Retype the records below exactly as they appear, but leave out any pictures.

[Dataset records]
START

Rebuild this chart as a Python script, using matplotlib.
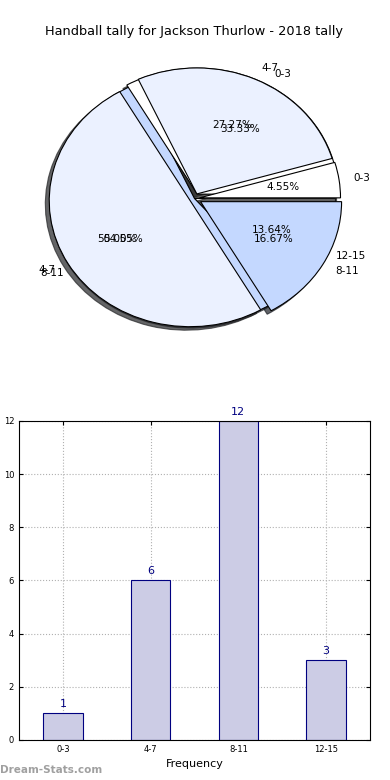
import numpy as np
import matplotlib
matplotlib.use("Agg")
import matplotlib.pyplot as plt

# ------------------------------- DATA -------------------------------------- #
title = "Handball tally for Jackson Thurlow - 2018 tally"
intervals = ["0-3", "4-7", "8-11", "12-15"]
counts = [1, 6, 12, 3]

# second (overlaid) tally
intervals_b = ["0-3", "4-7", "8-11"]
counts_b = [2, 3, 1]

pie_colors = ["white", "#EBF1FF", "#C4D8FF"]
bar_face = "#CCCCE5"
bar_edge = "#000080"

# ------------------------------ FIGURE ------------------------------------- #
fig = plt.figure(figsize=(3.9, 7.8), dpi=100)

# pie panel (no equal aspect -> slightly elliptic pie, like the original)
ax1 = fig.add_axes([0.0468, 0.5436, 0.9038, 0.4038])
wedge_kw = {"linewidth": 0.8, "edgecolor": "black"}
shadow_kw = {"shade": 0.85, "alpha": 0.7}

w1, t1, a1 = ax1.pie(counts, labels=intervals, colors=pie_colors + [pie_colors[0]],
                     explode=[0.036, 0.04, 0, 0], autopct="%.2f%%", shadow=shadow_kw,
                     wedgeprops=wedge_kw, textprops={"fontsize": 7.5})
w2, t2, a2 = ax1.pie(counts_b, labels=intervals_b, colors=pie_colors,
                     explode=[0.04, 0.035, 0.05], autopct="%.2f%%", shadow=shadow_kw,
                     wedgeprops=wedge_kw, textprops={"fontsize": 7.5})

# layering of the overlaid wedges
w1[3].set_zorder(0.5)
w1[2].set_zorder(1.0)
w2[0].set_zorder(1.1)
w1[0].set_zorder(1.2)
w1[1].set_zorder(1.2)
w2[1].set_zorder(1.3)
w2[2].set_zorder(1.3)

ax1.set_aspect("auto")
ax1.set_xlim(-1.25, 1.25)
ax1.set_ylim(-1.25, 1.25)
ax1.set_title(title, fontsize=9.3, pad=4)

# bar panel
ax2 = fig.add_axes([0.0487, 0.0513, 0.9, 0.409])
x = np.arange(len(intervals))
ax2.bar(x, counts, width=0.45, color=bar_face, edgecolor=bar_edge,
        linewidth=0.8, zorder=2)
for xi, v in zip(x, counts):
    ax2.text(xi, v + 0.15, str(v), ha="center", va="bottom",
             color=bar_edge, fontsize=8)

ax2.set_xlim(-0.5, 3.5)
ax2.set_ylim(0, 12)
ax2.set_xticks(x)
ax2.set_xticklabels(intervals)
ax2.set_yticks(np.arange(0, 13, 2))
ax2.tick_params(labelsize=6, direction="in", top=True, right=True, length=3)
ax2.grid(True, linestyle=":", color="#B0B0B0", linewidth=0.8, zorder=0)
ax2.set_axisbelow(True)
ax2.set_xlabel("Frequency", fontsize=8, labelpad=4)
ax2.set_ylabel("Stat Intervals", fontsize=8)
ax2.yaxis.set_label_coords(-0.046, 0.5)

fig.text(0.0, 0.0128, "Dream-Stats.com", fontsize=7.5, fontweight="bold",
         color="#A0A0A0", ha="left", va="center")

plt.savefig("out.png", dpi=100)
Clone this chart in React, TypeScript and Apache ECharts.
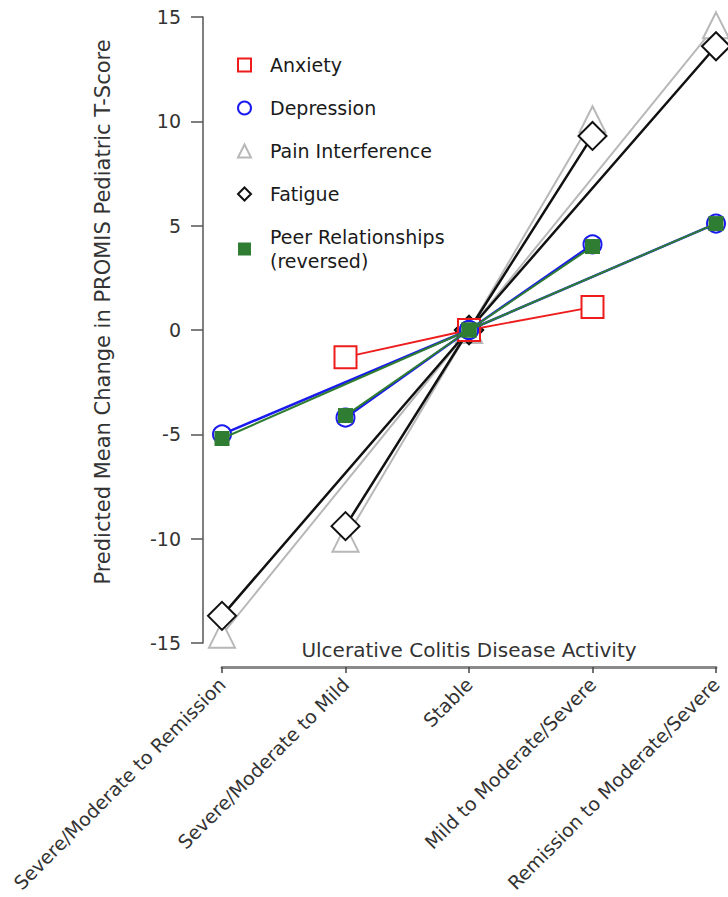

END

RESULT OF THE TASK>
Rebuild this chart as a Python script, using matplotlib.
import numpy as np
import matplotlib
matplotlib.use("Agg")
import matplotlib.pyplot as plt

# ------------------------------- DATA -------------------------------------- #
title = "Handball tally for Jackson Thurlow - 2018 tally"
intervals = ["0-3", "4-7", "8-11", "12-15"]
counts = [1, 6, 12, 3]

# second (overlaid) tally
intervals_b = ["0-3", "4-7", "8-11"]
counts_b = [2, 3, 1]

pie_colors = ["white", "#EBF1FF", "#C4D8FF"]
bar_face = "#CCCCE5"
bar_edge = "#000080"

# ------------------------------ FIGURE ------------------------------------- #
fig = plt.figure(figsize=(3.9, 7.8), dpi=100)

# pie panel (no equal aspect -> slightly elliptic pie, like the original)
ax1 = fig.add_axes([0.0468, 0.5436, 0.9038, 0.4038])
wedge_kw = {"linewidth": 0.8, "edgecolor": "black"}
shadow_kw = {"shade": 0.85, "alpha": 0.7}

w1, t1, a1 = ax1.pie(counts, labels=intervals, colors=pie_colors + [pie_colors[0]],
                     explode=[0.036, 0.04, 0, 0], autopct="%.2f%%", shadow=shadow_kw,
                     wedgeprops=wedge_kw, textprops={"fontsize": 7.5})
w2, t2, a2 = ax1.pie(counts_b, labels=intervals_b, colors=pie_colors,
                     explode=[0.04, 0.035, 0.05], autopct="%.2f%%", shadow=shadow_kw,
                     wedgeprops=wedge_kw, textprops={"fontsize": 7.5})

# layering of the overlaid wedges
w1[3].set_zorder(0.5)
w1[2].set_zorder(1.0)
w2[0].set_zorder(1.1)
w1[0].set_zorder(1.2)
w1[1].set_zorder(1.2)
w2[1].set_zorder(1.3)
w2[2].set_zorder(1.3)

ax1.set_aspect("auto")
ax1.set_xlim(-1.25, 1.25)
ax1.set_ylim(-1.25, 1.25)
ax1.set_title(title, fontsize=9.3, pad=4)

# bar panel
ax2 = fig.add_axes([0.0487, 0.0513, 0.9, 0.409])
x = np.arange(len(intervals))
ax2.bar(x, counts, width=0.45, color=bar_face, edgecolor=bar_edge,
        linewidth=0.8, zorder=2)
for xi, v in zip(x, counts):
    ax2.text(xi, v + 0.15, str(v), ha="center", va="bottom",
             color=bar_edge, fontsize=8)

ax2.set_xlim(-0.5, 3.5)
ax2.set_ylim(0, 12)
ax2.set_xticks(x)
ax2.set_xticklabels(intervals)
ax2.set_yticks(np.arange(0, 13, 2))
ax2.tick_params(labelsize=6, direction="in", top=True, right=True, length=3)
ax2.grid(True, linestyle=":", color="#B0B0B0", linewidth=0.8, zorder=0)
ax2.set_axisbelow(True)
ax2.set_xlabel("Frequency", fontsize=8, labelpad=4)
ax2.set_ylabel("Stat Intervals", fontsize=8)
ax2.yaxis.set_label_coords(-0.046, 0.5)

fig.text(0.0, 0.0128, "Dream-Stats.com", fontsize=7.5, fontweight="bold",
         color="#A0A0A0", ha="left", va="center")

plt.savefig("out.png", dpi=100)
Clone this chart in React, TypeScript and Apache ECharts.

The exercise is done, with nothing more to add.